Kenny or Hoy? Who’ll get the Olympic spot?
The Knight Rider versus the Rising Star
Following the Beijing Olympics in 2008, the UCI have changed the sprint rules allowing only one representative from each country to compete. As one of the events at which he won a gold in 2008, Sir Chris Hoy was the early frontrunner for this honour, but Jason Kenny has been strongly contesting his place. This is a real clash of the titans between two of cycling’s golden boys and may the best man win.
Dave Brailsford, performance director or British Cycling and general manager of Team Sky and Shane Sutton the head coach are tasked with making this almost impossible decision, probably one of the toughest any of the selectors have to make. They are allowed to wait until noon on 3rd August, the day before the sprint cycling begins to name the competitor.
The waiting must be a fraught process so far for both men, but will mean that they are likely to be pushing each other hard in training at the moment. Hoy has said that whatever the outcome, he is simply he is simply focussing on his training.
“Whether it’s me or Jason Kenny – either of us will do a great job. It isn’t weighing on my mind as you have to stay focussed on the here and now. It might not be until 48 hours before the race that we find out, but I would think we might know a bit sooner. But ultimately it’s about the overall medal count for the team, not individual glory.”
In the early part of this year, Hoy seemed the stronger contender, winning the national championship with Kenny in third place. Hoy also won the Astana and London World Cups, but in February, Kenny triumphed in the sprint at the Revolution meeting, He then achieved a 2-0 victory over Hoy in the men’s sprint semi-final at April’s World Track Cycling championships in Melbourne.
The decision might even come down to a graph’s curve or a pie chart segment from the two rider’s performance data being scrutinized at British Cycling headquarters. This, alongside the debate of form over experience, makes choosing the best placed person to win a gold medal for Britain so tough.
Sir Chris Hoy
BBC Sports Personality of the Year in 2008, Knighted in 2009 and with a high-speed Class 395 train and the 2014 Commonwealth Games Velodrome named after him, Chris Hoy cuts a formidable figure in the cycling world.
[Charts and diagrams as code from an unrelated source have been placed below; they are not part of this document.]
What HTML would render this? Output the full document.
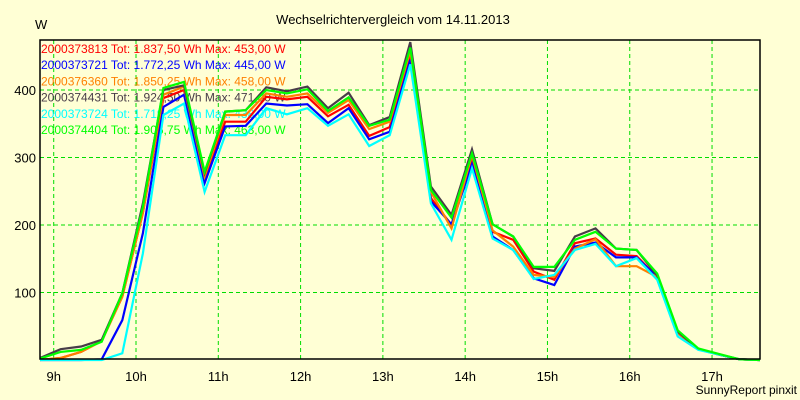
<!DOCTYPE html>
<html><head><meta charset="utf-8">
<style>
html,body{margin:0;padding:0;background:#ffffd5;}
svg{display:block;font-family:"Liberation Sans",sans-serif;}
</style></head>
<body>
<svg id="chart" width="800" height="400" viewBox="0 0 800 400" xmlns="http://www.w3.org/2000/svg">
<rect x="0" y="0" width="800" height="400" fill="#ffffd5"/>
<text x="393" y="24" font-size="13" text-anchor="middle" fill="#000">Wechselrichtervergleich vom 14.11.2013</text>
<text x="35" y="29" font-size="13" fill="#000">W</text>
<text x="797" y="394" font-size="12" text-anchor="end" fill="#000">SunnyReport pinxit</text>
<g id="grid"></g>
<g id="legend"></g>
<g id="series"></g>
<rect x="40" y="40" width="720" height="319" fill="none" stroke="#000" stroke-width="1.5"/>
<g id="axes"></g>
</svg>
<script>
// time axis: 15-minute samples starting 08:50 (minutes since midnight)
const startMin = 530;
const stepMin = 15;
const xTicks = [9,10,11,12,13,14,15,16,17];
const yTicks = [100,200,300,400];
const seriesNames = ["2000373813","2000373721","2000376360","2000374431","2000373724","2000374404"];
const seriesColors = ["#ff0000","#0000ff","#ff8000","#483c48","#00ffff","#00ff00"];
const legendTexts = [
 "2000373813 Tot: 1.837,50 Wh Max: 453,00 W",
 "2000373721 Tot: 1.772,25 Wh Max: 445,00 W",
 "2000376360 Tot: 1.850,25 Wh Max: 458,00 W",
 "2000374431 Tot: 1.924,50 Wh Max: 471,00 W",
 "2000373724 Tot: 1.719,25 Wh Max: 438,00 W",
 "2000374404 Tot: 1.906,75 Wh Max: 463,00 W"];
const red    = [0,3,12,28,94,218,388,400,270,353,353,390,386,390,361,378,332,345,453,240,200,299,190,178,131,119,173,180,156,154,123,40,16,8,1,0];
const blue   = [0,0,0,1,59,188,375,393,262,346,347,380,377,379,351,373,327,338,445,235,201,290,183,163,121,111,168,174,152,152,123,40,16,8,1,0];
const orange = [0,3,12,28,94,218,393,405,272,363,363,395,390,395,366,385,342,353,458,249,195,304,192,168,126,123,165,179,139,139,123,40,16,8,1,0];
const dark   = [3,16,20,30,99,232,400,407,277,368,370,404,398,405,373,396,348,360,471,257,215,312,201,183,136,132,183,195,165,163,125,42,16,8,1,0];
const cyan   = [0,0,0,0,10,158,363,380,249,333,333,373,364,373,347,364,317,333,438,232,178,284,180,163,120,126,163,172,139,151,119,35,15,8,1,0];
const green  = [2,12,15,27,99,227,403,412,279,368,370,400,395,401,369,389,347,356,463,252,211,306,201,183,138,138,178,190,165,163,128,44,17,9,1,0];
const seriesData = [red,blue,orange,dark,cyan,green];

const NS="http://www.w3.org/2000/svg";
const pxPerHour = 82.29;
function xScale(min){ return 40 + (min - startMin)/60*pxPerHour; }
function yScale(v){ return 360 - v*0.675; }
function mk(tag, attrs, parent){ const e=document.createElementNS(NS,tag); for(const k in attrs) e.setAttribute(k,attrs[k]); parent.appendChild(e); return e; }

const grid=document.getElementById('grid');
const axes=document.getElementById('axes');
xTicks.forEach(h=>{
  const x=xScale(h*60);
  const l=mk('line',{x1:x,x2:x,y1:40,y2:359,stroke:'#00dd00','stroke-dasharray':'4,3','stroke-width':1},grid);
  
  
  const t=mk('text',{x:x,y:381,'font-size':13,'text-anchor':'middle',fill:'#000'},axes);
  t.textContent=h+'h';
  
  
});
yTicks.forEach(v=>{
  const y=yScale(v);
  const l=mk('line',{x1:40,x2:760,y1:y,y2:y,stroke:'#00dd00','stroke-dasharray':'4,3','stroke-width':1},grid);
  
  
  const t=mk('text',{x:36,y:y+5,'font-size':13,'text-anchor':'end',fill:'#000'},axes);
  t.textContent=v;
  
  
});
const legend=document.getElementById('legend');
legendTexts.forEach((s,i)=>{
  const t=mk('text',{x:41,y:53+i*16.2,'font-size':12,fill:seriesColors[i]},legend);
  t.textContent=s;
  
  
});
const sg=document.getElementById('series');
seriesData.forEach((arr,i)=>{
  const pts=arr.map((v,k)=>xScale(startMin+k*stepMin).toFixed(1)+','+yScale(v).toFixed(1)).join(' ');
  const p=mk('polyline',{points:pts,fill:'none',stroke:seriesColors[i],'stroke-width':2.2,'stroke-linejoin':'miter'},sg);
  
  
});
</script>
</body></html>
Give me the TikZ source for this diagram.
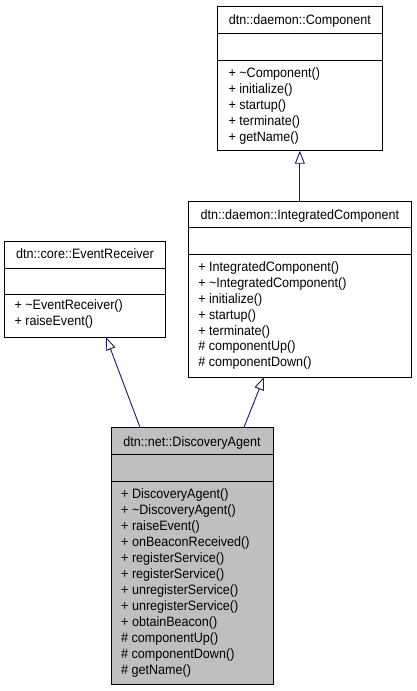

With 25 World Champsionship medals (11 gold), 5 Olympic medals (4 gold, 3 of which were gained at Beijing 2008) and 4 Commonwealth Games medals, he truly is a British cycling success story and it’s no surprise he was chosen as an ambassador for London 2012.
A rapidly rising star, in just three and a half years Jason Kenny has progressed from competing in a domestic junior series to Olympic Champion and was appointed MBE in 2009. In terms of ability and achievement he is considerably further ahead than most senior professional cyclists were at his age. With an impressive portfolio of accolades already, including 2 Olympic medals, he has already broken a world record as part of the 2008 Olympic team sprint and finished with a silver medal behind Chris Hoy in the individual sprint. He was sprint World champion and national team sprint champion in 2011.
We’re predicting Kenny for the individual sprint, Hoy for the keirin and the pair joining forces as part of the team sprint squad. Whether Hoy or Kenny is selected, there is still the chance that neither of them will defeat France’s Grégory Baugé in the individual sprint, whose amazing form led him to win the world championship, looking in a class of his own. With the exception of his disqualification at last year’s race, Baugé has been crowned world champion four times in a row.